Skip all pictures, then print the remaining material exactly.

-- Data extract --
★ ★ ★ ★ ★

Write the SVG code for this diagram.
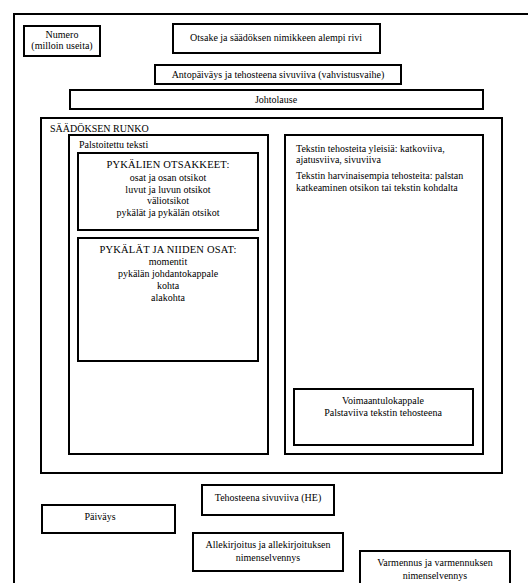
<svg xmlns="http://www.w3.org/2000/svg" width="528" height="583" viewBox="0 0 528 583">
<style>
.b{fill:#fff;stroke:#000;stroke-width:2}
.f{fill:none;stroke:#000;stroke-width:2}
text{font-family:"Liberation Serif","Times New Roman",serif;font-size:10px;fill:#000}
.c{text-anchor:middle}
.h{font-size:10.5px;letter-spacing:0.2px}
</style>
<rect width="528" height="583" fill="#fff"/>
<g id="frame"><rect class="f" x="14" y="14" width="600" height="600"/></g>
<g id="numero"><rect class="b" x="24" y="26" width="76" height="30"/><text class="c" x="62" y="38">Numero</text><text class="c" x="62" y="49">(milloin useita)</text></g>
<g id="otsake"><rect class="b" x="173" y="24" width="207" height="29"/><text class="c" x="276" y="41">Otsake ja säädöksen nimikkeen alempi rivi</text></g>
<g id="antopaivays"><rect class="b" x="155" y="65" width="246" height="19"/><text class="c" x="278" y="78">Antopäiväys ja tehosteena sivuviiva (vahvistusvaihe)</text></g>
<g id="johtolause"><rect class="b" x="70" y="90" width="413" height="19"/><text class="c" x="276" y="103">Johtolause</text></g>
<g id="runko"><rect class="b" x="41" y="118" width="461" height="355"/><text x="50" y="132">SÄÄDÖKSEN RUNKO</text></g>
<g id="palstoitettu"><rect class="b" x="69" y="135" width="199" height="319"/><text x="79" y="148">Palstoitettu teksti</text></g>
<g id="pykalien-otsakkeet"><rect class="b" x="78" y="153" width="180" height="77"/>
<text class="c h" x="168" y="168">PYKÄLIEN OTSAKKEET:</text>
<text class="c" x="168" y="181">osat ja osan otsikot</text>
<text class="c" x="168" y="193">luvut ja luvun otsikot</text>
<text class="c" x="168" y="204">väliotsikot</text>
<text class="c" x="168" y="216">pykälät ja pykälän otsikot</text></g>
<g id="pykalat"><rect class="b" x="78" y="238" width="180" height="123"/>
<text class="c h" x="168" y="253">PYKÄLÄT JA NIIDEN OSAT:</text>
<text class="c" x="168" y="265">momentit</text>
<text class="c" x="168" y="277">pykälän johdantokappale</text>
<text class="c" x="168" y="289">kohta</text>
<text class="c" x="168" y="301">alakohta</text></g>
<g id="tehosteet"><rect class="b" x="285" y="135" width="198" height="319"/>
<text x="296" y="152">Tekstin tehosteita yleisiä: katkoviiva,</text>
<text x="296" y="163">ajatusviiva, sivuviiva</text>
<text x="296" y="179">Tekstin harvinaisempia tehosteita: palstan</text>
<text x="296" y="191">katkeaminen otsikon tai tekstin kohdalta</text></g>
<g id="voimaantulo"><rect class="b" x="294" y="389" width="179" height="56"/>
<text class="c" x="383" y="404">Voimaantulokappale</text>
<text class="c" x="383" y="416">Palstaviiva tekstin tehosteena</text></g>
<g id="he"><rect class="b" x="202" y="485" width="132" height="30"/><text class="c" x="268" y="501">Tehosteena sivuviiva (HE)</text></g>
<g id="paivays"><rect class="b" x="42" y="505" width="133" height="28"/><text class="c" x="100" y="520">Päiväys</text></g>
<g id="allekirjoitus"><rect class="b" x="193" y="533" width="150" height="38"/><text class="c" x="268" y="548">Allekirjoitus ja allekirjoituksen</text><text class="c" x="268" y="561">nimenselvennys</text></g>
<g id="varmennus"><rect class="b" x="360" y="551" width="150" height="50"/><text class="c" x="435" y="566">Varmennus ja varmennuksen</text><text class="c" x="435" y="579">nimenselvennys</text></g>
<g id="connectors"></g>
</svg>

★ ★ ★ ★ ★

-- Solution to this problem --
Write the SVG code for this diagram.
<svg xmlns="http://www.w3.org/2000/svg" width="528" height="583" viewBox="0 0 528 583">
<style>
.b{fill:#fff;stroke:#000;stroke-width:2}
.f{fill:none;stroke:#000;stroke-width:2}
text{font-family:"Liberation Serif","Times New Roman",serif;font-size:10px;fill:#000}
.c{text-anchor:middle}
.h{font-size:10.5px;letter-spacing:0.2px}
</style>
<rect width="528" height="583" fill="#fff"/>
<g id="frame"><rect class="f" x="14" y="14" width="600" height="600"/></g>
<g id="numero"><rect class="b" x="24" y="26" width="76" height="30"/><text class="c" x="62" y="38">Numero</text><text class="c" x="62" y="49">(milloin useita)</text></g>
<g id="otsake"><rect class="b" x="173" y="24" width="207" height="29"/><text class="c" x="276" y="41">Otsake ja säädöksen nimikkeen alempi rivi</text></g>
<g id="antopaivays"><rect class="b" x="155" y="65" width="246" height="19"/><text class="c" x="278" y="78">Antopäiväys ja tehosteena sivuviiva (vahvistusvaihe)</text></g>
<g id="johtolause"><rect class="b" x="70" y="90" width="413" height="19"/><text class="c" x="276" y="103">Johtolause</text></g>
<g id="runko"><rect class="b" x="41" y="118" width="461" height="355"/><text x="50" y="132">SÄÄDÖKSEN RUNKO</text></g>
<g id="palstoitettu"><rect class="b" x="69" y="135" width="199" height="319"/><text x="79" y="148">Palstoitettu teksti</text></g>
<g id="pykalien-otsakkeet"><rect class="b" x="78" y="153" width="180" height="77"/>
<text class="c h" x="168" y="168">PYKÄLIEN OTSAKKEET:</text>
<text class="c" x="168" y="181">osat ja osan otsikot</text>
<text class="c" x="168" y="193">luvut ja luvun otsikot</text>
<text class="c" x="168" y="204">väliotsikot</text>
<text class="c" x="168" y="216">pykälät ja pykälän otsikot</text></g>
<g id="pykalat"><rect class="b" x="78" y="238" width="180" height="123"/>
<text class="c h" x="168" y="253">PYKÄLÄT JA NIIDEN OSAT:</text>
<text class="c" x="168" y="265">momentit</text>
<text class="c" x="168" y="277">pykälän johdantokappale</text>
<text class="c" x="168" y="289">kohta</text>
<text class="c" x="168" y="301">alakohta</text></g>
<g id="tehosteet"><rect class="b" x="285" y="135" width="198" height="319"/>
<text x="296" y="152">Tekstin tehosteita yleisiä: katkoviiva,</text>
<text x="296" y="163">ajatusviiva, sivuviiva</text>
<text x="296" y="179">Tekstin harvinaisempia tehosteita: palstan</text>
<text x="296" y="191">katkeaminen otsikon tai tekstin kohdalta</text></g>
<g id="voimaantulo"><rect class="b" x="294" y="389" width="179" height="56"/>
<text class="c" x="383" y="404">Voimaantulokappale</text>
<text class="c" x="383" y="416">Palstaviiva tekstin tehosteena</text></g>
<g id="he"><rect class="b" x="202" y="485" width="132" height="30"/><text class="c" x="268" y="501">Tehosteena sivuviiva (HE)</text></g>
<g id="paivays"><rect class="b" x="42" y="505" width="133" height="28"/><text class="c" x="100" y="520">Päiväys</text></g>
<g id="allekirjoitus"><rect class="b" x="193" y="533" width="150" height="38"/><text class="c" x="268" y="548">Allekirjoitus ja allekirjoituksen</text><text class="c" x="268" y="561">nimenselvennys</text></g>
<g id="varmennus"><rect class="b" x="360" y="551" width="150" height="50"/><text class="c" x="435" y="566">Varmennus ja varmennuksen</text><text class="c" x="435" y="579">nimenselvennys</text></g>
<g id="connectors"></g>
</svg>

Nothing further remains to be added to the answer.